Malik Ibrahim is far from any large settlements, and was not reached for many weeks as floods swept through Pakistan. FH, with our local partner Interfaith League Against Poverty, started distributions of crucial supplies there about a week ago, and I was there to see it.
Houses made only of mud bricks have been swept away, literally dissolving in the flood water. When they lose their homes, people not only lose shelter but also the central location in their lives. They cannot cook for themselves, or care for their families.

We are distributing hygiene kits; kitchen kits to allow them to cook for themselves; tarps, bamboo and nails to let them build new shelter; and water-cleaning supplies to help them filter or purify the now-stagnant water which is the only thing they have to drink.

When I arrived a distribution was ending, having reached another 200 families. A few yards away the families who had received kits a few days before had put up their shelters and were using their hygiene kits. Children played between the tents. In a few homes, new simple water filters sat attached to their buckets. The sun beat down, and it was good to see that these children would not have to quench their thirst by drinking from the standing water which lapped behind a mud barrier a few feet high just outside the village.

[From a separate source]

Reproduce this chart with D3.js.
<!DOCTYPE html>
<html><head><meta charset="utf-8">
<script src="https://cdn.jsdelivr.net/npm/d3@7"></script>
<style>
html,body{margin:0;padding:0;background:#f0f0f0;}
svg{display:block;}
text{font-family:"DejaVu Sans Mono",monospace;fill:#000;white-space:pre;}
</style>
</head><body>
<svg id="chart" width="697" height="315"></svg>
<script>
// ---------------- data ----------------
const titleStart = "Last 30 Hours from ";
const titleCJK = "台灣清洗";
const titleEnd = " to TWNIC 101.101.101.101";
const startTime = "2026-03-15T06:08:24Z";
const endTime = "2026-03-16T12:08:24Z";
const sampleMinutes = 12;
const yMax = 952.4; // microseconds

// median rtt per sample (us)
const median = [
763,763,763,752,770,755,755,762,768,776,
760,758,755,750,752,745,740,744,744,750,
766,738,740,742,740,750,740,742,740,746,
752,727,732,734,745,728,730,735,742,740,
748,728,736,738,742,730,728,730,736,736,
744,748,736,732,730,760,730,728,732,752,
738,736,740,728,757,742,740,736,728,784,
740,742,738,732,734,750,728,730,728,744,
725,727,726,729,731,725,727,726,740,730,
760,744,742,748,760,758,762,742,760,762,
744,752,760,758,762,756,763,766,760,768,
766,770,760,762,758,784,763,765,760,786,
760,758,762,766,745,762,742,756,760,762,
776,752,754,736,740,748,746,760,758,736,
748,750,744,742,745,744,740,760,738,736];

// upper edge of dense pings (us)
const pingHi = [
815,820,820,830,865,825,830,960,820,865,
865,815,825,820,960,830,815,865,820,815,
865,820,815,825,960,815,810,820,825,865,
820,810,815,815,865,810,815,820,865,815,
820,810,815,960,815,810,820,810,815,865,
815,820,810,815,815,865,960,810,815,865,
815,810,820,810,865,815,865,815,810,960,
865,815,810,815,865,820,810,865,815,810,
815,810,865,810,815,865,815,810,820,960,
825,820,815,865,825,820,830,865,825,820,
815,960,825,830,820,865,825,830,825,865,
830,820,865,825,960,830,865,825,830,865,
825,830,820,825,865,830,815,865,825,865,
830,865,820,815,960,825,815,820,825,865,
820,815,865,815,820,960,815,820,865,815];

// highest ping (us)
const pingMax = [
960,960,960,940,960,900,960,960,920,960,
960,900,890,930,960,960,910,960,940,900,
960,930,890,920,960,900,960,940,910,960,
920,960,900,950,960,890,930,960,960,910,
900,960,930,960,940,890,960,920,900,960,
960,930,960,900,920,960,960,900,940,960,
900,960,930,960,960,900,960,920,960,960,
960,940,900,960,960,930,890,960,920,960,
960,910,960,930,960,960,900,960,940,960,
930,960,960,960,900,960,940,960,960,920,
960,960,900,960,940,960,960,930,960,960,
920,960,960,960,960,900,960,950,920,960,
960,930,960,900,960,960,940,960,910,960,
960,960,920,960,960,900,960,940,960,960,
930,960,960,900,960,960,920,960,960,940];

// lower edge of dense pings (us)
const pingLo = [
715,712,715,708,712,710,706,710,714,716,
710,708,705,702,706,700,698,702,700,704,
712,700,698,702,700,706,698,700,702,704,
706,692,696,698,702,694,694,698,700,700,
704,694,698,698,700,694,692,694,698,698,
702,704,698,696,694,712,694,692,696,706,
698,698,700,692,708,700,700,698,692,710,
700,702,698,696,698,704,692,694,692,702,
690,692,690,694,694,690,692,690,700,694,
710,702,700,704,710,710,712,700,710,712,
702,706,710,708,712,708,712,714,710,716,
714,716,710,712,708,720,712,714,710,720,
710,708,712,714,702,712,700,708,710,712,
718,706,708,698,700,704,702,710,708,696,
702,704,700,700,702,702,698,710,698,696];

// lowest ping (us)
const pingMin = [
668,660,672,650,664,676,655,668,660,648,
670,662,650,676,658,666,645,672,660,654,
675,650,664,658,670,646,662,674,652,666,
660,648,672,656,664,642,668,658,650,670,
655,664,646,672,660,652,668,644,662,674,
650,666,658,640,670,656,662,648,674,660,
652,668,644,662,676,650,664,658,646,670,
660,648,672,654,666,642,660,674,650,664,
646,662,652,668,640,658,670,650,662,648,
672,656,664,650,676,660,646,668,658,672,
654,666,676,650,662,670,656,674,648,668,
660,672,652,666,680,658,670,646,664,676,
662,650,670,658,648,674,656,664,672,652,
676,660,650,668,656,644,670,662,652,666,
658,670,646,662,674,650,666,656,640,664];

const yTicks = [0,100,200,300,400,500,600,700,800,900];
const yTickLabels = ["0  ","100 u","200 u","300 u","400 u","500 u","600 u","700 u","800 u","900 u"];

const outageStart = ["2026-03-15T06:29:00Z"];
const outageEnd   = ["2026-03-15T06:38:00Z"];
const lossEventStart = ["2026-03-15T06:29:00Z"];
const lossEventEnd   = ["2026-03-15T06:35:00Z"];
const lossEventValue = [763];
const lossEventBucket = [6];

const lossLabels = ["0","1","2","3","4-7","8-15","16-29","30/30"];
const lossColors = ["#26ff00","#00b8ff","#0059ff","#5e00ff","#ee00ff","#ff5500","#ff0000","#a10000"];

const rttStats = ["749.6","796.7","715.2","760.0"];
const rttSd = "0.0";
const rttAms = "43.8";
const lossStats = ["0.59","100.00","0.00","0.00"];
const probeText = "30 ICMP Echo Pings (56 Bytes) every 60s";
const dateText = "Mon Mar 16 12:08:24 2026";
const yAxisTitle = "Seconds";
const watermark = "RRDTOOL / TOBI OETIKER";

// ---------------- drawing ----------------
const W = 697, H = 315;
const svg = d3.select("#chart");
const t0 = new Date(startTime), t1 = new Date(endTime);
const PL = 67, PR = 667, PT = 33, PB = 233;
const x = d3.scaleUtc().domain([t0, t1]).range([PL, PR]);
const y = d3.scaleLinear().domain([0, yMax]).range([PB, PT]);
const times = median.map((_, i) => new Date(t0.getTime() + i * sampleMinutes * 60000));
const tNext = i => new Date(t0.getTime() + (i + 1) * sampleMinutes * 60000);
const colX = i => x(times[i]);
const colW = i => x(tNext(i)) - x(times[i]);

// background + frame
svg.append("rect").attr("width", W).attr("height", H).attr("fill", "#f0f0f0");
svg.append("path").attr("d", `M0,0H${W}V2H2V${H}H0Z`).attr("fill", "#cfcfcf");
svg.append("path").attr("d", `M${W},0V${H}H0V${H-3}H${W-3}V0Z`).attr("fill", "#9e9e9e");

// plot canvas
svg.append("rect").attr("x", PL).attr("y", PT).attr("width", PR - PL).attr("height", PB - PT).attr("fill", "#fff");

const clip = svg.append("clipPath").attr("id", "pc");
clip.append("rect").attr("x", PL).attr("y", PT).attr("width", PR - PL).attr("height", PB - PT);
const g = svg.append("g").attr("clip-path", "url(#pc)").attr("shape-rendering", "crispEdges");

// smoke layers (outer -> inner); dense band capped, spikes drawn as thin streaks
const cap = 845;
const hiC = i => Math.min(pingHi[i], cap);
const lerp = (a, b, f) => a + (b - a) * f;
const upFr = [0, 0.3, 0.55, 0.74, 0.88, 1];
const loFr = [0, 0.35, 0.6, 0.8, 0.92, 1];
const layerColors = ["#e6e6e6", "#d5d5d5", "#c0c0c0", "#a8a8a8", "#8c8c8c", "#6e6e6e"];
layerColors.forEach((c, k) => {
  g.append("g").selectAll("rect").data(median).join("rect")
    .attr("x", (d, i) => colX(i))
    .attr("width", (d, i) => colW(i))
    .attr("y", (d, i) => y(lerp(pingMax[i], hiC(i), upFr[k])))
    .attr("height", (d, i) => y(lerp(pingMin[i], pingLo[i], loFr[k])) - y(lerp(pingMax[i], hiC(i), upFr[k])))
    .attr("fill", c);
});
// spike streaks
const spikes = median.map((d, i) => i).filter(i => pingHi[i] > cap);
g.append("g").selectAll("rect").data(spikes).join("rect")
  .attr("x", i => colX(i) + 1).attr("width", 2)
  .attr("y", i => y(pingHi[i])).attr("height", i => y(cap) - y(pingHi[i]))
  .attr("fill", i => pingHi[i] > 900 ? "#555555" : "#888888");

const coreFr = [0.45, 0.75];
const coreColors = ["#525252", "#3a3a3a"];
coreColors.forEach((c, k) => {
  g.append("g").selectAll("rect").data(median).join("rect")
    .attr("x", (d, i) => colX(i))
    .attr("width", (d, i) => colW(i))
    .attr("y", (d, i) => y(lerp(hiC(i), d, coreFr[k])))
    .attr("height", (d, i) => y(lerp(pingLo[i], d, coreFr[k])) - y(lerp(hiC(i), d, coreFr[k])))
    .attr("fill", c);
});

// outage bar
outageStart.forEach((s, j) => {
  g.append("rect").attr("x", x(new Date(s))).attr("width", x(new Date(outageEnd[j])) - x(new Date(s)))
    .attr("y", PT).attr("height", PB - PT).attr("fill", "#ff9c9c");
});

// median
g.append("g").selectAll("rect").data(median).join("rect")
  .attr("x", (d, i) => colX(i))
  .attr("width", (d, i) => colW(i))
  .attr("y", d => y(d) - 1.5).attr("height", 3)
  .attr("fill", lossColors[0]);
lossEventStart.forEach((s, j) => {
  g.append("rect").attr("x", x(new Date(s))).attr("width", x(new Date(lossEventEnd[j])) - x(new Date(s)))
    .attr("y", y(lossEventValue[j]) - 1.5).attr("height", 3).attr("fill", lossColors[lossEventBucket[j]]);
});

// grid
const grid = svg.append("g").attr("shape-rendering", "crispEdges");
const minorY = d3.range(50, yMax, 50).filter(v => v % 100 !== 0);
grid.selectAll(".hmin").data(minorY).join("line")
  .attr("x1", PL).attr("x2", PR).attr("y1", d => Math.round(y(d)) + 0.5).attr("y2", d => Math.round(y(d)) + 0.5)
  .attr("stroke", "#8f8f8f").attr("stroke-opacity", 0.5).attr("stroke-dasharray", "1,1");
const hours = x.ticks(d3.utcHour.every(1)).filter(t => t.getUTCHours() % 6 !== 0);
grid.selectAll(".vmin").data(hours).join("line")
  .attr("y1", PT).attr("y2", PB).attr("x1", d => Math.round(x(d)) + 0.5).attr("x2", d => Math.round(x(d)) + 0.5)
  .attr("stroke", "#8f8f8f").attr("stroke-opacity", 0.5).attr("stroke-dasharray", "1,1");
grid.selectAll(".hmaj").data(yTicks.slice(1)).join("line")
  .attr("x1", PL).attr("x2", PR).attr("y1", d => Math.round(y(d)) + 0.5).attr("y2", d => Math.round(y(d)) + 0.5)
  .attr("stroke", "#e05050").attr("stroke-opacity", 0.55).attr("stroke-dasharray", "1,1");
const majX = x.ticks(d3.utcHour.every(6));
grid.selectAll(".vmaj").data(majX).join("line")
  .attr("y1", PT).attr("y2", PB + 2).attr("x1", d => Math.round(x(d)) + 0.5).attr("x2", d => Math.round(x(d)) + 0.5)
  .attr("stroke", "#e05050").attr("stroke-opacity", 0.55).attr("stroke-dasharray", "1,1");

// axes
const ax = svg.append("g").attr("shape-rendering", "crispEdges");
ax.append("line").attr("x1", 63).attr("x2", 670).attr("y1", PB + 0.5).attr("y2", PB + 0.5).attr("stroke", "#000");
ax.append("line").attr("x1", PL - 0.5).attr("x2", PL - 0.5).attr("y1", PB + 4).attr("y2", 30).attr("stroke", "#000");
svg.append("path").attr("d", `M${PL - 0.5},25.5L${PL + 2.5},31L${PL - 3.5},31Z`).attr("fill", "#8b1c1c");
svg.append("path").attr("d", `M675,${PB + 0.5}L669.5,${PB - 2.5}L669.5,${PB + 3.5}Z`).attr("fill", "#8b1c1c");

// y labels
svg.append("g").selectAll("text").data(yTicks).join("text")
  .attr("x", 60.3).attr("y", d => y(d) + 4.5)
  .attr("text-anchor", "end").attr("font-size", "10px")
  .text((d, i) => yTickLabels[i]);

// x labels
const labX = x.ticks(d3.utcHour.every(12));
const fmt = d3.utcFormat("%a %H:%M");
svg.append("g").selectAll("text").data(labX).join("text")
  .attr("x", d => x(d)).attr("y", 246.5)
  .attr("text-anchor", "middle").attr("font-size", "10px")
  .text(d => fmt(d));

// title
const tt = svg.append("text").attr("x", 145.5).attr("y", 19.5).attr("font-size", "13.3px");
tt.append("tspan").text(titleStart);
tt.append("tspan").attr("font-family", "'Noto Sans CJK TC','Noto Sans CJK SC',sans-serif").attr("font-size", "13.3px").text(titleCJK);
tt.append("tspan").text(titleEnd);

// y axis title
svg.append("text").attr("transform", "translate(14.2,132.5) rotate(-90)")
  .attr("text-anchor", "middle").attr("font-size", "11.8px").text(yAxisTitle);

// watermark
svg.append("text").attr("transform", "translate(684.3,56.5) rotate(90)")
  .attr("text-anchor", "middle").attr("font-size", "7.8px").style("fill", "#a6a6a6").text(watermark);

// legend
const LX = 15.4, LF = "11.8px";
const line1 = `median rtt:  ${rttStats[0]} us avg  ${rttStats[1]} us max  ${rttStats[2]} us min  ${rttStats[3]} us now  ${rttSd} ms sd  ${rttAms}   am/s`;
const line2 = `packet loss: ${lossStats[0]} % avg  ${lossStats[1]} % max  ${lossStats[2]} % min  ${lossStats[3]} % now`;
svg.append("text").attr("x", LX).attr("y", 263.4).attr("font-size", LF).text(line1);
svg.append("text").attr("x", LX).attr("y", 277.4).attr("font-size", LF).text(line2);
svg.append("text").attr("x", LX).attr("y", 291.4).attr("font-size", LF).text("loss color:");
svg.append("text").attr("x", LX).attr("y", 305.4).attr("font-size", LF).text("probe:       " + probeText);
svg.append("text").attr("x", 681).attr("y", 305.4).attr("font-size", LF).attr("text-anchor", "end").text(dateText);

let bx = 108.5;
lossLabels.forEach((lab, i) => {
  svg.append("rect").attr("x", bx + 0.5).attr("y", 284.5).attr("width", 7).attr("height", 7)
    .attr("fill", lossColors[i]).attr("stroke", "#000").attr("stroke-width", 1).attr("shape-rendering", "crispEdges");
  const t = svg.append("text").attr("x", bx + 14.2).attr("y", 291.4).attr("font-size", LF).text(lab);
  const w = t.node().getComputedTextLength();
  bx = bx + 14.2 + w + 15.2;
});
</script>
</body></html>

FH’s manager on the ground in Malik, Saleh Uddin, told me that a few days before a meeting had been held with a newly-formed local committee, educating the community about good health and sanitation practice. This is an important part of helping the helpless – not just those made homeless by the floods, but those who were powerless before. By engaging them, as well as local influential community figures in the decisionmaking process, we make them stakeholders in the change brought by lessons like these.
Local people were engaged in their recovery from day one, moment one. Saleh Uddin writes ‘it was a really amazing day, to see local people participating like this’, and I saw the fruit of that just days later. It is so important, in recovery, to ensure that people, not provisions, are at the heart of the work. People must own their own recovery.